Streaming Analytics with Spark and Flink
Streaming analytics helps teams react to data as it arrives. Spark and Flink are two popular engines for this work. Spark shines with a unified approach to batch and streaming and a large ecosystem. Flink focuses on continuous streaming with low latency and strong state handling. Both can power dashboards, alerts, and real-time decisions.
Differences in approach
- Spark is versatile for mixed workloads, pairing batch jobs with streaming via Structured Streaming. It’s easy to reuse code from ETL jobs.
- Flink is built for true stream processing, with fast event handling, fine-grained state, and low latency guarantees.
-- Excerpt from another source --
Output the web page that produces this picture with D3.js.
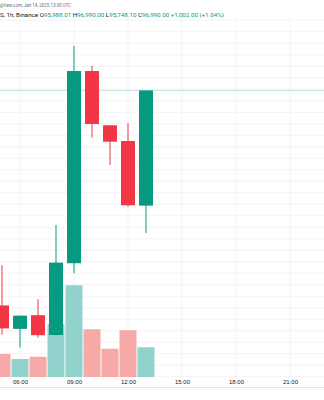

- Spark often relies on micro-batching, while Flink aims for record-by-record processing in most cases.
Choosing the right tool
- If your team already works with Spark for nightly jobs, Structured Streaming can be a smooth upgrade for near real-time needs.
- If you need very low latency, complex event processing, or long-running state, Flink can be a better fit.
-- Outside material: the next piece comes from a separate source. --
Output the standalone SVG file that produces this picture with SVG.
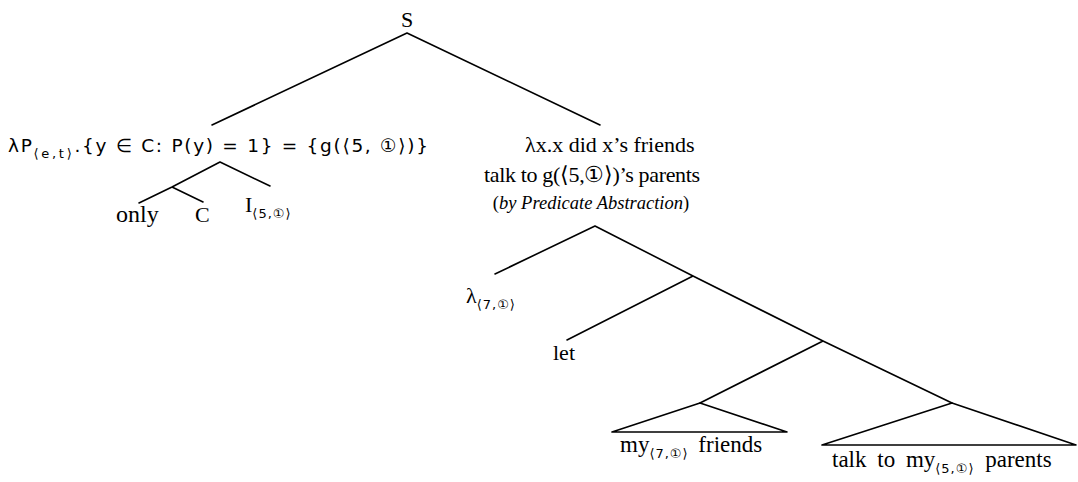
<svg xmlns="http://www.w3.org/2000/svg" width="1078" height="482" viewBox="0 0 1078 482">
<style>
.e{stroke:#000;stroke-width:1.6;fill:none;stroke-linecap:round;stroke-linejoin:round}
.t{font-family:"Liberation Serif",serif;font-size:22px;fill:#000}
.m{font-family:"DejaVu Sans","Liberation Sans",sans-serif;font-size:18.5px;fill:#000}
.s{font-family:"DejaVu Sans","Liberation Sans",sans-serif;font-size:13px;letter-spacing:1px}
.i{font-style:italic}
</style>
<rect width="1078" height="482" fill="#fff"/>
<g id="edges">
<path class="e" d="M407,33 L212,125 M407,33 L600,125"/>
<path class="e" d="M220,162 L270,186 M220,162 L172,187 L139,203 M172,187 L203,202"/>
<path class="e" d="M595,226 L495,274 M595,226 L693,276 L823,341 L952,403 M693,276 L567,340 M823,341 L700,403"/>
<path class="e" d="M700,403 L612,432 L787,432 Z"/>
<path class="e" d="M952,403 L822,445 L1076,445 Z"/>
</g>
<g id="n-S"><text class="t" x="407" y="27" text-anchor="middle">S</text></g>
<g id="n-left"><text class="m" x="8" y="152" textLength="420" lengthAdjust="spacing">λP<tspan class="s" dy="6">⟨e,t⟩</tspan><tspan dy="-6">.{y ∈ C: P(y) = 1} = {g(⟨5, ①⟩)}</tspan></text></g>
<g id="n-only"><text class="t" x="116" y="222" style="font-size:24px">only</text></g>
<g id="n-C"><text class="t" x="195" y="222">C</text></g>
<g id="n-I"><text class="t" x="245" y="212">I<tspan class="s" dy="6">⟨5,①⟩</tspan></text></g>
<g id="n-right">
<text class="t" x="525" y="152">λx.x did x’s friends</text>
<text class="t" x="484" y="182" textLength="216" lengthAdjust="spacing">talk to g(⟨5,①⟩)’s parents</text>
<text class="t" x="591" y="209" text-anchor="middle" style="font-size:18.5px">(<tspan class="i">by Predicate Abstraction</tspan>)</text>
</g>
<g id="n-lambda"><text class="t" x="466" y="303">λ<tspan class="s" dy="6">⟨7,①⟩</tspan></text></g>
<g id="n-let"><text class="t" x="553" y="360">let</text></g>
<g id="n-my"><text class="t" x="620" y="452" style="font-size:23px;word-spacing:4px">my<tspan class="s" dy="6">⟨7,①⟩</tspan><tspan dy="-6"> friends</tspan></text></g>
<g id="n-talk"><text class="t" x="832" y="467" style="font-size:23px;word-spacing:5px">talk to my<tspan class="s" dy="6">⟨5,①⟩</tspan><tspan dy="-6"> parents</tspan></text></g>
</svg>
- For simple dashboards and alerting, both can work, but consider operational simplicity and the maturity of your data sources.
Typical pipeline patterns
- Ingest from Kafka or a message bus, apply filters, enrich with lookups, and write results to a data lake or database.
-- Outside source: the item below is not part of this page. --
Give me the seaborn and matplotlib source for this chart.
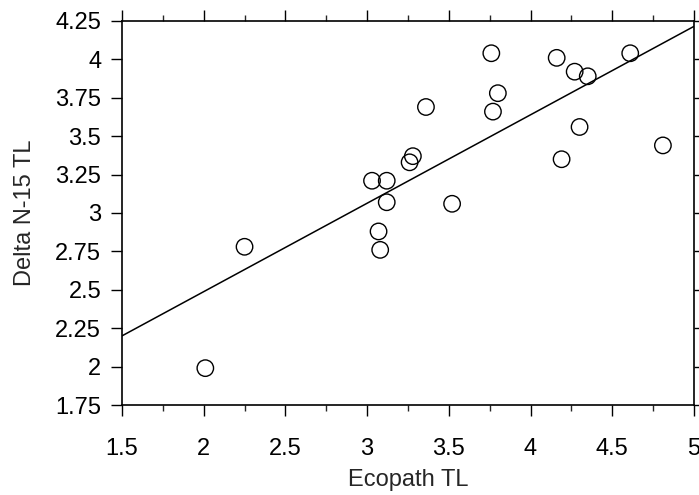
import matplotlib.pyplot as plt
import seaborn as sns
import pandas as pd
from matplotlib.ticker import MultipleLocator

# values
ecopath_tl = [2.01, 2.25, 3.03, 3.12, 3.12, 3.07, 3.08, 3.26, 3.28, 3.36, 3.52,
              3.76, 3.80, 3.77, 4.16, 4.27, 4.35, 4.30, 4.19, 4.61, 4.81]
delta_n15_tl = [1.99, 2.78, 3.21, 3.21, 3.07, 2.88, 2.76, 3.33, 3.37, 3.69, 3.06,
                4.04, 3.78, 3.66, 4.01, 3.92, 3.89, 3.56, 3.35, 4.04, 3.44]

# fitted line end points
line_x = [1.5, 5.0]
line_y = [2.20, 4.215]

df = pd.DataFrame({'Ecopath TL': ecopath_tl, 'Delta N-15 TL': delta_n15_tl})
fit = pd.DataFrame({'x': line_x, 'y': line_y})

sns.set_style('ticks')
plt.rcParams['font.family'] = ['Liberation Sans', 'DejaVu Sans']

fig = plt.figure(figsize=(6.99, 4.95), dpi=100)
ax = fig.add_axes([0.1745, 0.1818, 0.8183, 0.7758])

sns.lineplot(data=fit, x='x', y='y', color='black', linewidth=1.1, ax=ax)
sns.scatterplot(data=df, x='Ecopath TL', y='Delta N-15 TL', s=140,
                facecolor='none', edgecolor='black', linewidth=1.0, ax=ax)

ax.set_xlim(1.5, 5)
ax.set_ylim(1.75, 4.25)
ax.xaxis.set_major_locator(MultipleLocator(0.5))
ax.xaxis.set_minor_locator(MultipleLocator(0.25))
ax.yaxis.set_major_locator(MultipleLocator(0.25))
ax.set_xticklabels([f'{v:g}' for v in ax.get_xticks()])
ax.set_yticklabels([f'{v:g}' for v in ax.get_yticks()])

for s in ax.spines.values():
    s.set_visible(True)
    s.set_color('black')
    s.set_linewidth(1.2)

ax.tick_params(axis='both', which='major', direction='out', length=8, width=1,
               labelsize=17, colors='black')
ax.tick_params(axis='x', which='major', pad=16)
ax.tick_params(axis='y', which='major', pad=7)
ax.tick_params(axis='x', which='minor', direction='out', length=4, width=1)
ax.tick_params(axis='x', which='both', top=True)
ax.tick_params(axis='y', which='major', right=True)
ax.tick_params(axis='y', which='minor', left=False, right=False)

ax.set_xlabel('Ecopath TL', fontsize=17, labelpad=6)
ax.set_ylabel('Delta N-15 TL', fontsize=17, labelpad=14)

fig.savefig('out.png', dpi=100)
- Use windowed aggregations to summarize events over time, such as counts per minute or average values per 5 seconds.
- Combine event time and processing time, then handle late events with allowed lateness and watermarks.
- Implement fault tolerance with checkpointing and exactly-once sinks when possible.
A simple scenario to picture
- A retailer streams click events from Kafka. The app groups them into 1-minute tumbling windows, counts clicks per user, and writes results to a dashboard database. Alerts fire if counts spike unexpectedly.
Operational tips
- Separate stateful processing from sinks to simplify upgrades and scaling.
- Use idempotent sinks and consistent checkpointing to avoid duplicates.
- Monitor latency, throughput, and state size; scale resources before bottlenecks appear.
- Plan for deployment on containers or Kubernetes, with clear autoscale rules.
Key decisions for your team
- Align the choice with latency goals, team skills, and existing data flows.
- Start small with a single end-to-end pipeline, then iterate on window sizes and fault tolerance.
- Build observability into the pipeline from day one.
Key Takeaways
- Spark and Flink both enable real-time analytics, but they suit different workloads and latency needs.
- Windowed patterns and robust fault tolerance are central to reliable streaming pipelines.
- Start with clear requirements, then choose the engine that best fits your latency, state, and operations.